§ **DIRECTIONS FOR THIS TASK**: Write out every entry precisely as given, leaving the pictures out.
----------------
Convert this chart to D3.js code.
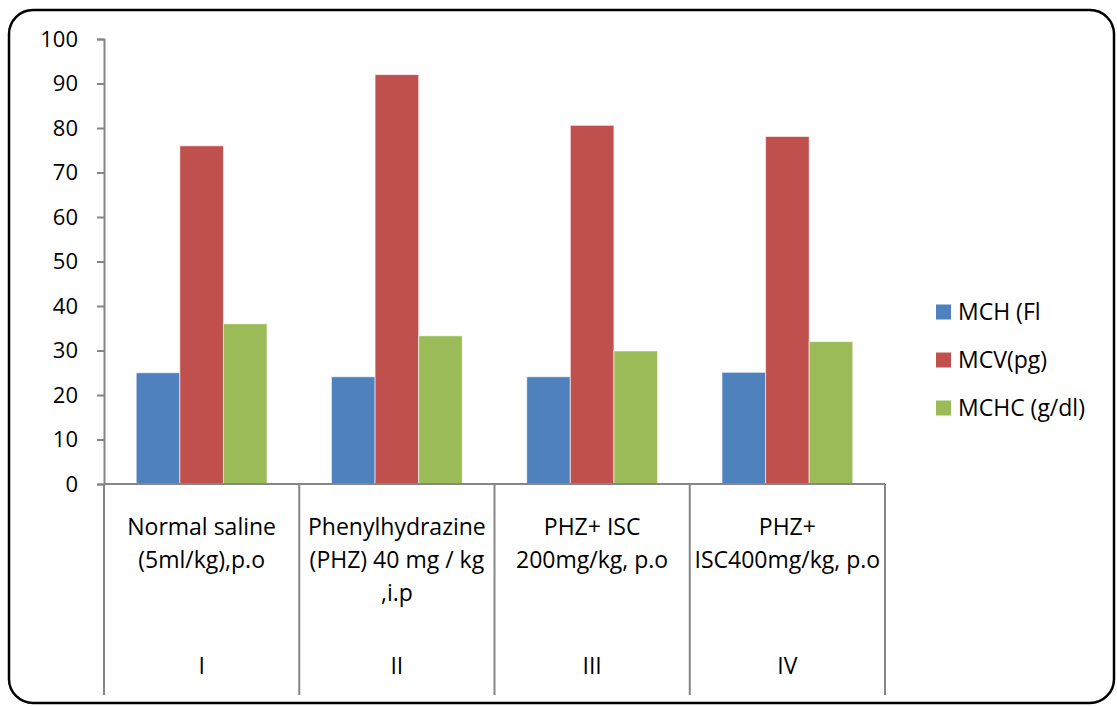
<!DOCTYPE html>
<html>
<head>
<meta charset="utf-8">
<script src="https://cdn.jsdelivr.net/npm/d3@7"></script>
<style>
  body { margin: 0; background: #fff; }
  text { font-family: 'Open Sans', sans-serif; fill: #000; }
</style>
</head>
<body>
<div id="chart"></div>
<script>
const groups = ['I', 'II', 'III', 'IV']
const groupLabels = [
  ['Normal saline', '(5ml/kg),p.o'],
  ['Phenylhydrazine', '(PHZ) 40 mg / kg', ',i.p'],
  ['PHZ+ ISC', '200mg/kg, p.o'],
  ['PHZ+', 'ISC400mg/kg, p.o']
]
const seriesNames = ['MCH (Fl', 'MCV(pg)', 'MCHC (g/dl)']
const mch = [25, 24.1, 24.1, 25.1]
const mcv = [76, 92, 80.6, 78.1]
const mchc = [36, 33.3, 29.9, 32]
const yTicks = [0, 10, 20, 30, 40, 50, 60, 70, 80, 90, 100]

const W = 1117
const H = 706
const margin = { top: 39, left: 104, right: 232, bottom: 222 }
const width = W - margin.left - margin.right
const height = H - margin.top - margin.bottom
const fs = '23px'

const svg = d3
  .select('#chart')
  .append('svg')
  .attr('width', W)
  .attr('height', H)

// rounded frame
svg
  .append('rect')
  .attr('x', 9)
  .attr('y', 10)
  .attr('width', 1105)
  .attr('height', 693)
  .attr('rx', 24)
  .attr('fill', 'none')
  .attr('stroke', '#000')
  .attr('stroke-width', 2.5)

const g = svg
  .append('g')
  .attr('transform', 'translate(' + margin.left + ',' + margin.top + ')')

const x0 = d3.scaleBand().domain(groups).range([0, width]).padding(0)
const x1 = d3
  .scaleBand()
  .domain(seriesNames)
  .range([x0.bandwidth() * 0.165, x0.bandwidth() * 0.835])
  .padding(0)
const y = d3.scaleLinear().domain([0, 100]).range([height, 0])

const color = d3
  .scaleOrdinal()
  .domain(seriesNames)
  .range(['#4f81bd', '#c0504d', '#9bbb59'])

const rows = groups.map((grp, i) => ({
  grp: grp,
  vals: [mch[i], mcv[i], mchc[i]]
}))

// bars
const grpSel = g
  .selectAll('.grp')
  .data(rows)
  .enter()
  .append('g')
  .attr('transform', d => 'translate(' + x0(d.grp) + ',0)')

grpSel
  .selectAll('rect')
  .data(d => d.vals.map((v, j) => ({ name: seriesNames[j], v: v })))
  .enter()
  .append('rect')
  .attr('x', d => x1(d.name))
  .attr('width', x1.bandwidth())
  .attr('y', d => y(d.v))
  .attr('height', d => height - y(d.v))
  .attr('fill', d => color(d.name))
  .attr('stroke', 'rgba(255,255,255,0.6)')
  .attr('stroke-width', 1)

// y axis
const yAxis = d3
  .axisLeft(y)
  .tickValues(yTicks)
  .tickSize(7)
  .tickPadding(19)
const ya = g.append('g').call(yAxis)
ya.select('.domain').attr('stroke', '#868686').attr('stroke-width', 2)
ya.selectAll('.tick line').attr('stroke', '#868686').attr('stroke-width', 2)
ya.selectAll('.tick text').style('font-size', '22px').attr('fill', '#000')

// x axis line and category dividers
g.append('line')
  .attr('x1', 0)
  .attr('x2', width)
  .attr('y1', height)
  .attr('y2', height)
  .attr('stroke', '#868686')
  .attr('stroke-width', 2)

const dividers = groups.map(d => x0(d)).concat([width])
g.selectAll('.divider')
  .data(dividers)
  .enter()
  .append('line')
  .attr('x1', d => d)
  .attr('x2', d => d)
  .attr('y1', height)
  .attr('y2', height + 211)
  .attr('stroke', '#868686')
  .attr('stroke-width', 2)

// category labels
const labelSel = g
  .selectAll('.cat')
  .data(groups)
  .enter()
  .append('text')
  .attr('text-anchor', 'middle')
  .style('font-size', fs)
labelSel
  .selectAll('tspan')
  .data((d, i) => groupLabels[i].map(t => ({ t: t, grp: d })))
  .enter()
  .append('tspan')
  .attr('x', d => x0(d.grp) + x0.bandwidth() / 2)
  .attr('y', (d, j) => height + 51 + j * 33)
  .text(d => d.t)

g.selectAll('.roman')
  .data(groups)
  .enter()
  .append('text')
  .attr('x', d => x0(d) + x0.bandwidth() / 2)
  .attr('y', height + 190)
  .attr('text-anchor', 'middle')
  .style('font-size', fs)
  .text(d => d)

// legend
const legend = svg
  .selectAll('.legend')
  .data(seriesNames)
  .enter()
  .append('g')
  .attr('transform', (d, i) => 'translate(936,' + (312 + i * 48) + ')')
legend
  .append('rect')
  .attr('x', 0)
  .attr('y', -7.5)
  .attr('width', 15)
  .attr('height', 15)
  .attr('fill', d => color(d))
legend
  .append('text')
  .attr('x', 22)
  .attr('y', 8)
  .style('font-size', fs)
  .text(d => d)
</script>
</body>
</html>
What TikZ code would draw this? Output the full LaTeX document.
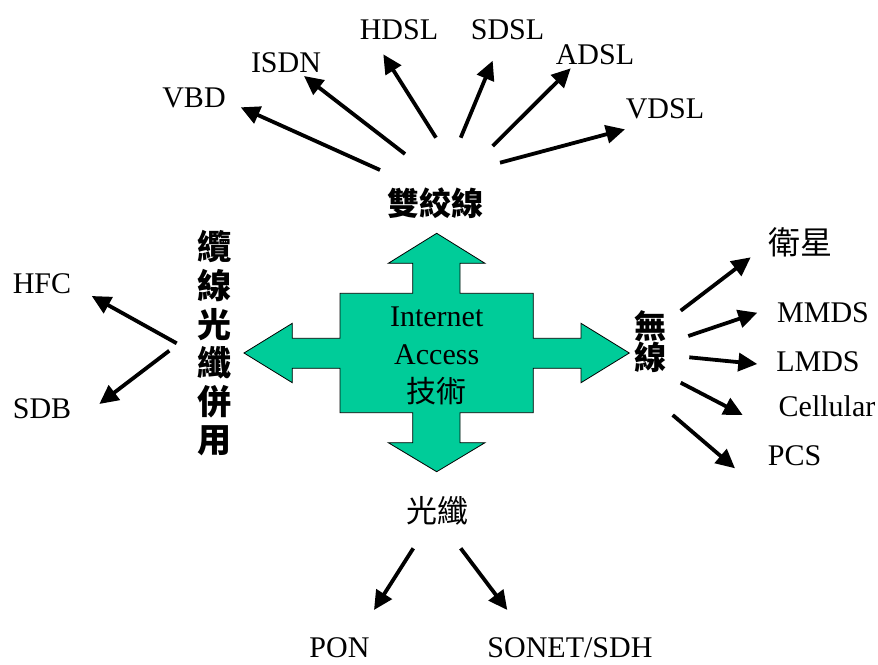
----------------
§ **TASK OUTPUT**:
Convert this chart to D3.js code.
<!DOCTYPE html>
<html>
<head>
<meta charset="utf-8">
<script src="https://cdn.jsdelivr.net/npm/d3@7"></script>
<style>
  body { margin: 0; background: #fff; }
  text { font-family: 'Open Sans', sans-serif; fill: #000; }
</style>
</head>
<body>
<div id="chart"></div>
<script>
const groups = ['I', 'II', 'III', 'IV']
const groupLabels = [
  ['Normal saline', '(5ml/kg),p.o'],
  ['Phenylhydrazine', '(PHZ) 40 mg / kg', ',i.p'],
  ['PHZ+ ISC', '200mg/kg, p.o'],
  ['PHZ+', 'ISC400mg/kg, p.o']
]
const seriesNames = ['MCH (Fl', 'MCV(pg)', 'MCHC (g/dl)']
const mch = [25, 24.1, 24.1, 25.1]
const mcv = [76, 92, 80.6, 78.1]
const mchc = [36, 33.3, 29.9, 32]
const yTicks = [0, 10, 20, 30, 40, 50, 60, 70, 80, 90, 100]

const W = 1117
const H = 706
const margin = { top: 39, left: 104, right: 232, bottom: 222 }
const width = W - margin.left - margin.right
const height = H - margin.top - margin.bottom
const fs = '23px'

const svg = d3
  .select('#chart')
  .append('svg')
  .attr('width', W)
  .attr('height', H)

// rounded frame
svg
  .append('rect')
  .attr('x', 9)
  .attr('y', 10)
  .attr('width', 1105)
  .attr('height', 693)
  .attr('rx', 24)
  .attr('fill', 'none')
  .attr('stroke', '#000')
  .attr('stroke-width', 2.5)

const g = svg
  .append('g')
  .attr('transform', 'translate(' + margin.left + ',' + margin.top + ')')

const x0 = d3.scaleBand().domain(groups).range([0, width]).padding(0)
const x1 = d3
  .scaleBand()
  .domain(seriesNames)
  .range([x0.bandwidth() * 0.165, x0.bandwidth() * 0.835])
  .padding(0)
const y = d3.scaleLinear().domain([0, 100]).range([height, 0])

const color = d3
  .scaleOrdinal()
  .domain(seriesNames)
  .range(['#4f81bd', '#c0504d', '#9bbb59'])

const rows = groups.map((grp, i) => ({
  grp: grp,
  vals: [mch[i], mcv[i], mchc[i]]
}))

// bars
const grpSel = g
  .selectAll('.grp')
  .data(rows)
  .enter()
  .append('g')
  .attr('transform', d => 'translate(' + x0(d.grp) + ',0)')

grpSel
  .selectAll('rect')
  .data(d => d.vals.map((v, j) => ({ name: seriesNames[j], v: v })))
  .enter()
  .append('rect')
  .attr('x', d => x1(d.name))
  .attr('width', x1.bandwidth())
  .attr('y', d => y(d.v))
  .attr('height', d => height - y(d.v))
  .attr('fill', d => color(d.name))
  .attr('stroke', 'rgba(255,255,255,0.6)')
  .attr('stroke-width', 1)

// y axis
const yAxis = d3
  .axisLeft(y)
  .tickValues(yTicks)
  .tickSize(7)
  .tickPadding(19)
const ya = g.append('g').call(yAxis)
ya.select('.domain').attr('stroke', '#868686').attr('stroke-width', 2)
ya.selectAll('.tick line').attr('stroke', '#868686').attr('stroke-width', 2)
ya.selectAll('.tick text').style('font-size', '22px').attr('fill', '#000')

// x axis line and category dividers
g.append('line')
  .attr('x1', 0)
  .attr('x2', width)
  .attr('y1', height)
  .attr('y2', height)
  .attr('stroke', '#868686')
  .attr('stroke-width', 2)

const dividers = groups.map(d => x0(d)).concat([width])
g.selectAll('.divider')
  .data(dividers)
  .enter()
  .append('line')
  .attr('x1', d => d)
  .attr('x2', d => d)
  .attr('y1', height)
  .attr('y2', height + 211)
  .attr('stroke', '#868686')
  .attr('stroke-width', 2)

// category labels
const labelSel = g
  .selectAll('.cat')
  .data(groups)
  .enter()
  .append('text')
  .attr('text-anchor', 'middle')
  .style('font-size', fs)
labelSel
  .selectAll('tspan')
  .data((d, i) => groupLabels[i].map(t => ({ t: t, grp: d })))
  .enter()
  .append('tspan')
  .attr('x', d => x0(d.grp) + x0.bandwidth() / 2)
  .attr('y', (d, j) => height + 51 + j * 33)
  .text(d => d.t)

g.selectAll('.roman')
  .data(groups)
  .enter()
  .append('text')
  .attr('x', d => x0(d) + x0.bandwidth() / 2)
  .attr('y', height + 190)
  .attr('text-anchor', 'middle')
  .style('font-size', fs)
  .text(d => d)

// legend
const legend = svg
  .selectAll('.legend')
  .data(seriesNames)
  .enter()
  .append('g')
  .attr('transform', (d, i) => 'translate(936,' + (312 + i * 48) + ')')
legend
  .append('rect')
  .attr('x', 0)
  .attr('y', -7.5)
  .attr('width', 15)
  .attr('height', 15)
  .attr('fill', d => color(d))
legend
  .append('text')
  .attr('x', 22)
  .attr('y', 8)
  .style('font-size', fs)
  .text(d => d)
</script>
</body>
</html>
What TikZ code would draw this? Output the full LaTeX document.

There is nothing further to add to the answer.